* [Given exercise]: Your output must be the lines below from the line containing "Clone this chart in matplotlib." to the line containing "plt.rcParams['mathtext.default'] = 'regular'", both lines included, reproduced exactly and without pictures.

--- begin ---

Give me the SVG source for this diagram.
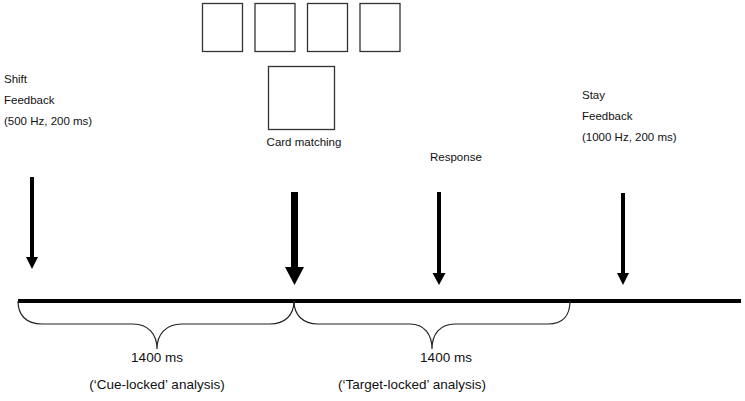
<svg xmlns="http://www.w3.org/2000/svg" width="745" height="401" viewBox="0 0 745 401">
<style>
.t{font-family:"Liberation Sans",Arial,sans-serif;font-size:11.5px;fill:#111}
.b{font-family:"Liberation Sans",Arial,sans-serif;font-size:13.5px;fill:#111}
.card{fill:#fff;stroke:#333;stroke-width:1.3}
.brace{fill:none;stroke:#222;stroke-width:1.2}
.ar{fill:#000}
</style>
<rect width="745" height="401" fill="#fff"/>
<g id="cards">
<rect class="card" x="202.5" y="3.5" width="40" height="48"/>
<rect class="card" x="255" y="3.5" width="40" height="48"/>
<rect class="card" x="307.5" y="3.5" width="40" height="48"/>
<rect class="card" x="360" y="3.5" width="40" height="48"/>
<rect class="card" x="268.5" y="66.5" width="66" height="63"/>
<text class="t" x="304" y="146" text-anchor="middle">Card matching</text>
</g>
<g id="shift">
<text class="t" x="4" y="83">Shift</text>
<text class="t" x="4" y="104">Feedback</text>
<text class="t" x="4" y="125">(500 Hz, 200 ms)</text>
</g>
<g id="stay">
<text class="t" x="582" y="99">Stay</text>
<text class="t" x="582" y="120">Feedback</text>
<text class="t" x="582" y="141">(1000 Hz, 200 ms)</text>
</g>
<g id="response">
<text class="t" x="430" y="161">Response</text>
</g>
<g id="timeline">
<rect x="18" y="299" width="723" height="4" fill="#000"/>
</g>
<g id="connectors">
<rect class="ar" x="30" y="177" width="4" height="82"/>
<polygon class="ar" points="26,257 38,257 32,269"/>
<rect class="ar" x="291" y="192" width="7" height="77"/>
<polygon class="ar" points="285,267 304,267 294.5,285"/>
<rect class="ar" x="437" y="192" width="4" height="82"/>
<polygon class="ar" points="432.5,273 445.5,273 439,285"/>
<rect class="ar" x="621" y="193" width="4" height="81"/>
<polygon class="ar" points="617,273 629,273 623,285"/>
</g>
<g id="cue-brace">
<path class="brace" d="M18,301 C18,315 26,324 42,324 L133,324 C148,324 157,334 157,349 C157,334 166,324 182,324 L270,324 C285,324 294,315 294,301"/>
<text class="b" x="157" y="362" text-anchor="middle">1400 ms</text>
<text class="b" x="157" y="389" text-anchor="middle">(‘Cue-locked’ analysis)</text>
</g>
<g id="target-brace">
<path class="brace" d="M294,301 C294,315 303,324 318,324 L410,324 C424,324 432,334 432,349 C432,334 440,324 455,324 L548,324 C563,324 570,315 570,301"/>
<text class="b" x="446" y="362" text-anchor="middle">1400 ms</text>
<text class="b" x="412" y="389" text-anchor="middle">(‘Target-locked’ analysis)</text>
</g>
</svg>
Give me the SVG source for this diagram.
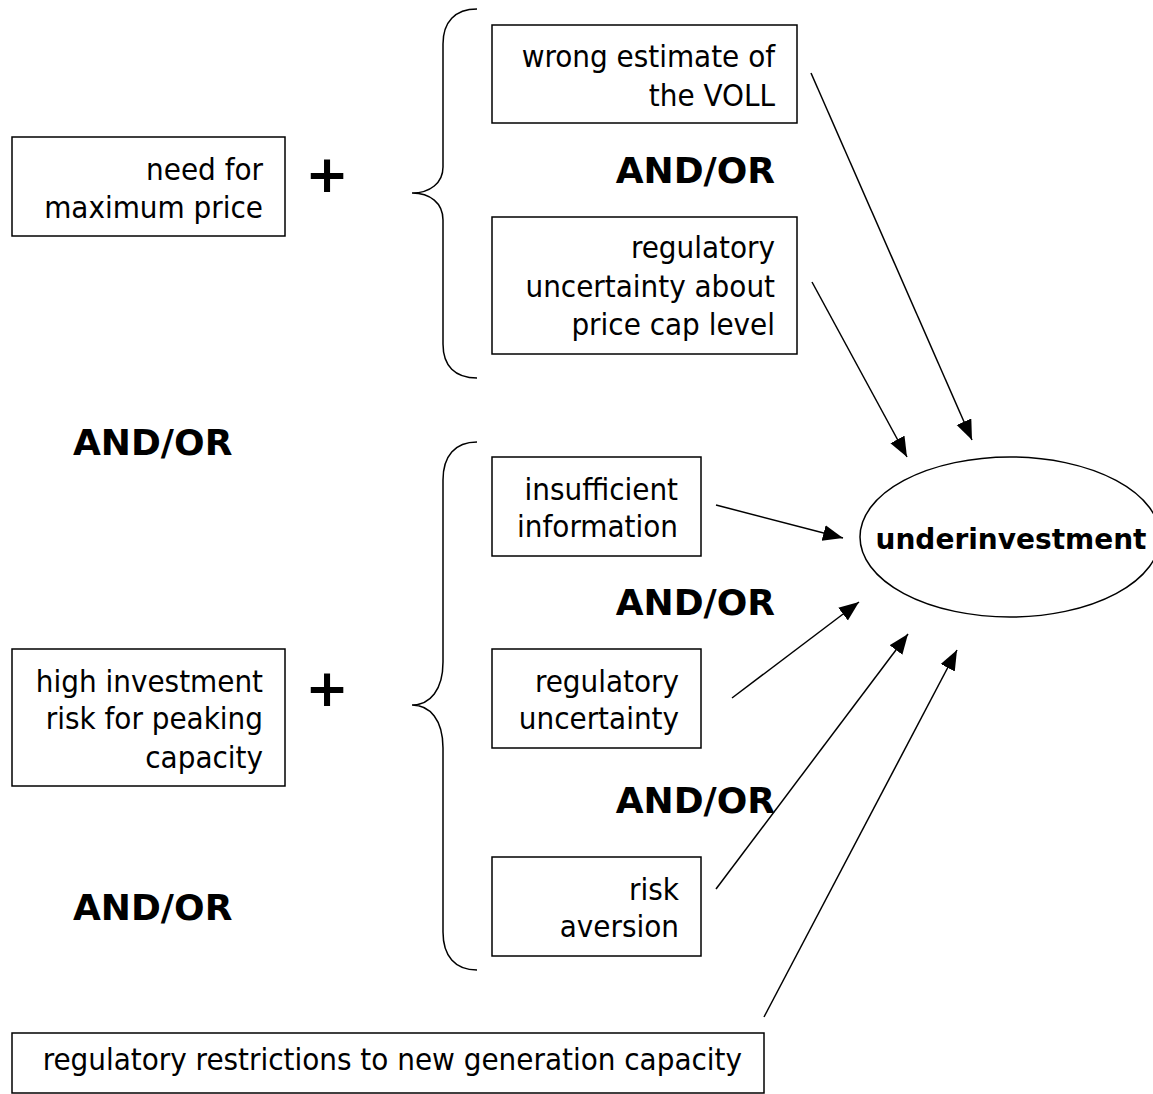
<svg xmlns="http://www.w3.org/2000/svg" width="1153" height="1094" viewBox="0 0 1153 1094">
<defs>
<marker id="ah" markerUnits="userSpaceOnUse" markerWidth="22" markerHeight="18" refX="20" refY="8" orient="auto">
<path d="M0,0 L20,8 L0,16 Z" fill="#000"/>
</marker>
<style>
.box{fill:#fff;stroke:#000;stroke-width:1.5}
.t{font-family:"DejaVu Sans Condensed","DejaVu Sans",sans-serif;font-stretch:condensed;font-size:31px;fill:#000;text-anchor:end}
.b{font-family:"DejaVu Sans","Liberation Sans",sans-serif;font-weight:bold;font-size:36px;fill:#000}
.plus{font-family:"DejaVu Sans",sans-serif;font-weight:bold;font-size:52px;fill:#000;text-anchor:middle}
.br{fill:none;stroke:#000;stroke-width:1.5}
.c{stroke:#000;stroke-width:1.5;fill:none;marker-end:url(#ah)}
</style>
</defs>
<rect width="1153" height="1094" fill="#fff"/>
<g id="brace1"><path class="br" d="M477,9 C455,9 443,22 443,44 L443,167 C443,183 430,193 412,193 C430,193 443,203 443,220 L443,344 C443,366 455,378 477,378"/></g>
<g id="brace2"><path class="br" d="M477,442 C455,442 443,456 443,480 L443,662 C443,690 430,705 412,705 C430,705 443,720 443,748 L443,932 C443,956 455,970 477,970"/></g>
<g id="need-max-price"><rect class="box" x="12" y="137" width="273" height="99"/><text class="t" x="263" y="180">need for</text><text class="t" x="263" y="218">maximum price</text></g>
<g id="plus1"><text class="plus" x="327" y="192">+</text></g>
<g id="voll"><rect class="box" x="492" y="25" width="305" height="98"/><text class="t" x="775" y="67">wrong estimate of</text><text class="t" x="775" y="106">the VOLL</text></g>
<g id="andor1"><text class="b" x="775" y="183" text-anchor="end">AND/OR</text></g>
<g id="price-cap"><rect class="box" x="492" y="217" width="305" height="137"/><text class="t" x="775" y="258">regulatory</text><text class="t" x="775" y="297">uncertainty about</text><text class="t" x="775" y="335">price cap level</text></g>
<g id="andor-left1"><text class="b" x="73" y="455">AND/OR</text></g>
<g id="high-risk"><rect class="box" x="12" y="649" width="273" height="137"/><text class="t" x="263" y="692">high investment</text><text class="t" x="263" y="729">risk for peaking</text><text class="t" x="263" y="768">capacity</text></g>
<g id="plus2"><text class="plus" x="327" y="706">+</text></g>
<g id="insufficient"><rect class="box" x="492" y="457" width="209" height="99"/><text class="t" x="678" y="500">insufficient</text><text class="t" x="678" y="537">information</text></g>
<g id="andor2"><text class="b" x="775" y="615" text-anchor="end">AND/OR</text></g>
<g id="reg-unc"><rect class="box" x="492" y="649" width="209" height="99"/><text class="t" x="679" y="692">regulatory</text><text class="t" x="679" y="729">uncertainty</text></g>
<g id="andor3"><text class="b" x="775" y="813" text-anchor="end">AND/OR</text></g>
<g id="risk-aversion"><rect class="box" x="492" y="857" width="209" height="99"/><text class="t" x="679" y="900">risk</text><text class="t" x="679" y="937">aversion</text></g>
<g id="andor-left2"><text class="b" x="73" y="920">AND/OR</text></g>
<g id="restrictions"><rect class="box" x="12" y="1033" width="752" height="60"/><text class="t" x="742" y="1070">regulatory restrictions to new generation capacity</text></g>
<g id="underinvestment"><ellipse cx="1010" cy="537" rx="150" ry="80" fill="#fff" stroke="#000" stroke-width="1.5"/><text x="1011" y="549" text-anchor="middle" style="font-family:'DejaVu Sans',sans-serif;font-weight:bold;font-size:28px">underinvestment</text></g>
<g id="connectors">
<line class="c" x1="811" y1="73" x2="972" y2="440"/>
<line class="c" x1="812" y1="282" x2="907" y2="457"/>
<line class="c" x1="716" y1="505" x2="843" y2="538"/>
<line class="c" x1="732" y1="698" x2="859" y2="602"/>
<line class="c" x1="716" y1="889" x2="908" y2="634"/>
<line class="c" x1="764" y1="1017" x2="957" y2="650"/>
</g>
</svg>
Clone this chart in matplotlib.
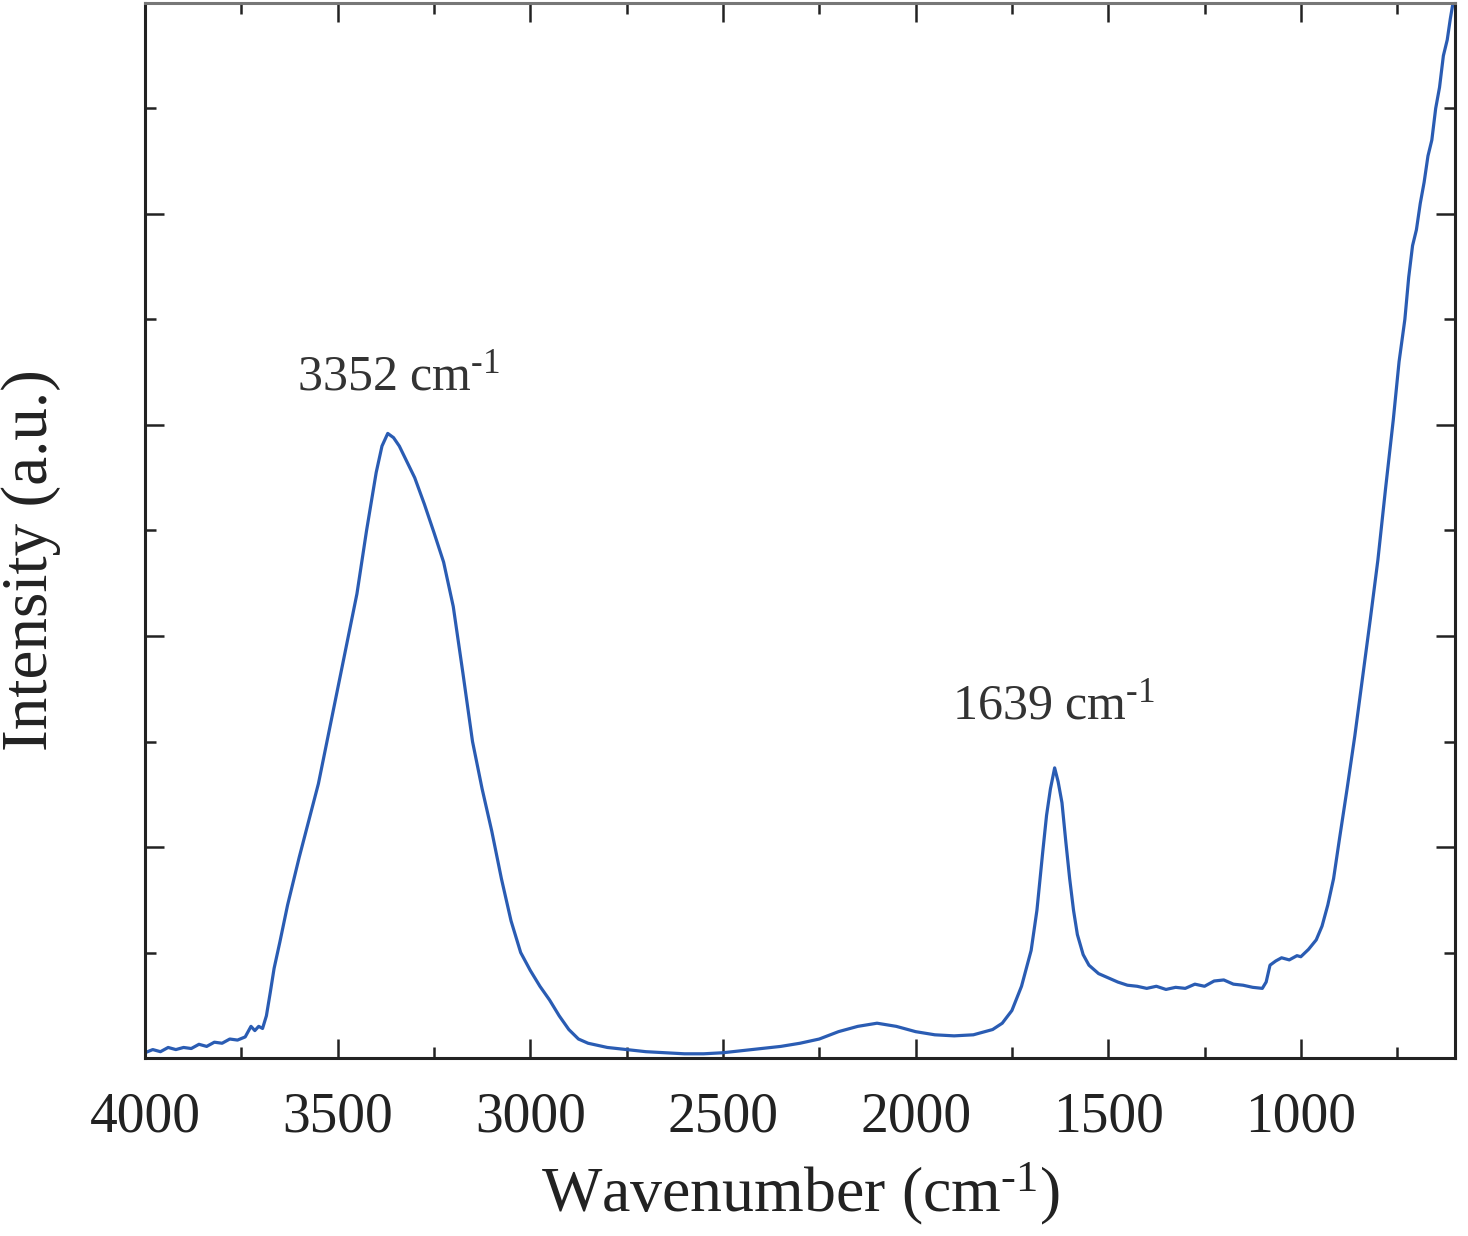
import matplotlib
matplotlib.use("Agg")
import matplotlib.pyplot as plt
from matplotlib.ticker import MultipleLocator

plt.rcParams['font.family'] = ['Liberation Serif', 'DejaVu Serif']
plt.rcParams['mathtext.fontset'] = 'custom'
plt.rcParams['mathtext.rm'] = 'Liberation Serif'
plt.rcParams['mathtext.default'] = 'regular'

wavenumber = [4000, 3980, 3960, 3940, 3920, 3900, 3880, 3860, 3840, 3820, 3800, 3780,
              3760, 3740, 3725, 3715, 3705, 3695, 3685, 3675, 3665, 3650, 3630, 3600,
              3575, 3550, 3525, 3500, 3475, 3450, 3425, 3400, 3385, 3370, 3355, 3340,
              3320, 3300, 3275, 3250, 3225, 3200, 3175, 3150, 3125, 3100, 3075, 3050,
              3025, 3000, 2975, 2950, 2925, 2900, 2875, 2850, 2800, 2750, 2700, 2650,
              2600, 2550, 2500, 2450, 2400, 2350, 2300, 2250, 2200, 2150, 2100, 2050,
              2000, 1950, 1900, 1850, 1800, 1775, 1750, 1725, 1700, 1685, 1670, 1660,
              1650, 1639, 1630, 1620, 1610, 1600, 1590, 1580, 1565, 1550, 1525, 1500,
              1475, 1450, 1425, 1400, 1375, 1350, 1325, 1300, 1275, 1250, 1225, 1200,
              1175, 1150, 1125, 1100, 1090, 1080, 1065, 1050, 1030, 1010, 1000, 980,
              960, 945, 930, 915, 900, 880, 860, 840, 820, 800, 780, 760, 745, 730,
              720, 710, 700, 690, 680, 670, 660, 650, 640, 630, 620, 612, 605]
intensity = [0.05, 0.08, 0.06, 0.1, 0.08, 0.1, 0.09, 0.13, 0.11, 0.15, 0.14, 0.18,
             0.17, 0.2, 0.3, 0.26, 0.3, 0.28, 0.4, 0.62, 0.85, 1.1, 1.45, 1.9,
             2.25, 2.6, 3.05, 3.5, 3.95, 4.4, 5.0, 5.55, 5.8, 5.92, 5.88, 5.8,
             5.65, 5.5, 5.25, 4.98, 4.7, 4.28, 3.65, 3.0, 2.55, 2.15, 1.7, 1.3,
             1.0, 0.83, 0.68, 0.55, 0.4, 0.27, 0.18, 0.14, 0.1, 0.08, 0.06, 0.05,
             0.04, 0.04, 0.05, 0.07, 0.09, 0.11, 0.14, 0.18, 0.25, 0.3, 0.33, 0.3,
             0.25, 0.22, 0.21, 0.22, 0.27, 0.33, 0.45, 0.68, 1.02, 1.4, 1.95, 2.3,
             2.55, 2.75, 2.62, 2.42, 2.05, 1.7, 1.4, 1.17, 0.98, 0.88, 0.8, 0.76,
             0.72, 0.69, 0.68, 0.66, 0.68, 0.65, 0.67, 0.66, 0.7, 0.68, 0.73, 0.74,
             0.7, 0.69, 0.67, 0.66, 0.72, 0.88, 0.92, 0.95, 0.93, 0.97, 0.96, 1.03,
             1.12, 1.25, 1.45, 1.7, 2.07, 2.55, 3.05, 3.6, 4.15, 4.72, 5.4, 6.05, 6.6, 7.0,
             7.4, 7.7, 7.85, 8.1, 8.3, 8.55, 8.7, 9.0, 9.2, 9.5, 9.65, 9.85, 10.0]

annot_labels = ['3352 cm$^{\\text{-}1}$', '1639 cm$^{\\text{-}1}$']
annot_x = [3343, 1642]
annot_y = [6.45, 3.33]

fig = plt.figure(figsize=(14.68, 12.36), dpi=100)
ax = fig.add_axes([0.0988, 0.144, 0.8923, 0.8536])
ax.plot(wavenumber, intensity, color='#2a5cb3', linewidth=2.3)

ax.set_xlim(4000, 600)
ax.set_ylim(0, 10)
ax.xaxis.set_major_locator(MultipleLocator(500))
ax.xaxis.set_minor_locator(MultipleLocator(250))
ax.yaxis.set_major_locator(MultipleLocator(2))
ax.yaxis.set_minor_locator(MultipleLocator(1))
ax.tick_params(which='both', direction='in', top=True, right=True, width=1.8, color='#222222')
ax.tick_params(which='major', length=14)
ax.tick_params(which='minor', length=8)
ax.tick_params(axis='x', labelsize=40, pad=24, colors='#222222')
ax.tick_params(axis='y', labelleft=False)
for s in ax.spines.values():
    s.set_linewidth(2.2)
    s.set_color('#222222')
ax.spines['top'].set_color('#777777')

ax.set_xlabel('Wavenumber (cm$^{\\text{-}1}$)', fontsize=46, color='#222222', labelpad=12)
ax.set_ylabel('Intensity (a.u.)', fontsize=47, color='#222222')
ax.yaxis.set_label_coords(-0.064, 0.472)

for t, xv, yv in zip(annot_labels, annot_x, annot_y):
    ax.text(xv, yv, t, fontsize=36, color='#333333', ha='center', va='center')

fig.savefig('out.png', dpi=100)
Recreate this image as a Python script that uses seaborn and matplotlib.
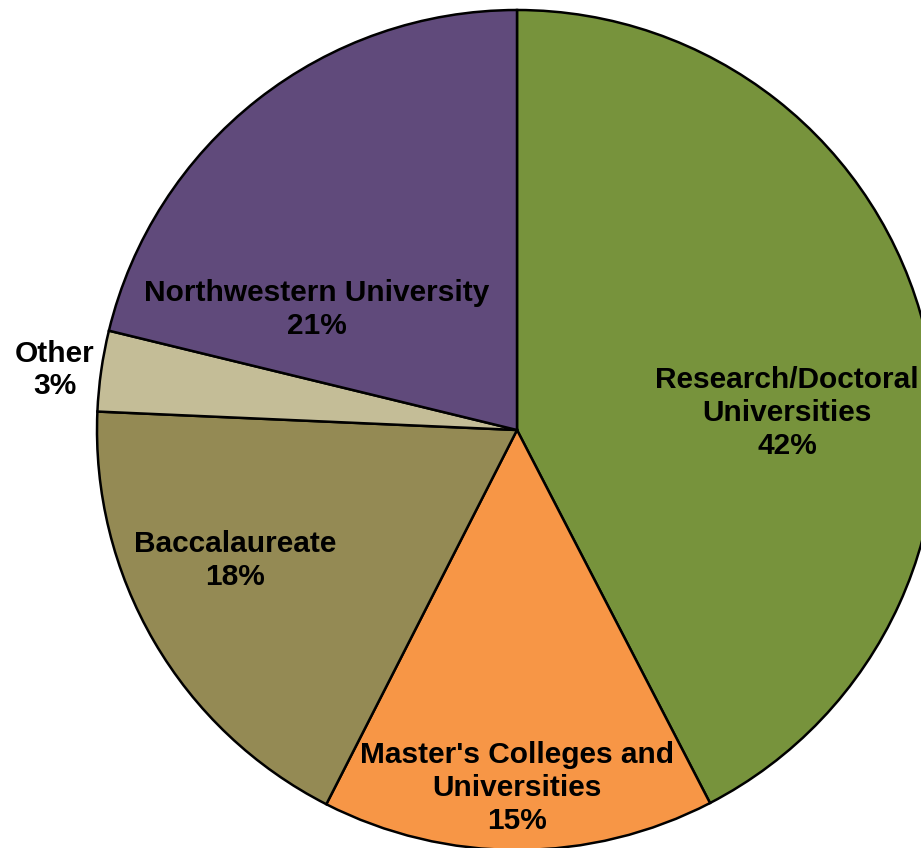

--- end ---

* [Solution for this exercise]:
Clone this chart in matplotlib.
import matplotlib
matplotlib.use("Agg")
import matplotlib.pyplot as plt
from matplotlib.ticker import MultipleLocator

plt.rcParams['font.family'] = ['Liberation Serif', 'DejaVu Serif']
plt.rcParams['mathtext.fontset'] = 'custom'
plt.rcParams['mathtext.rm'] = 'Liberation Serif'
plt.rcParams['mathtext.default'] = 'regular'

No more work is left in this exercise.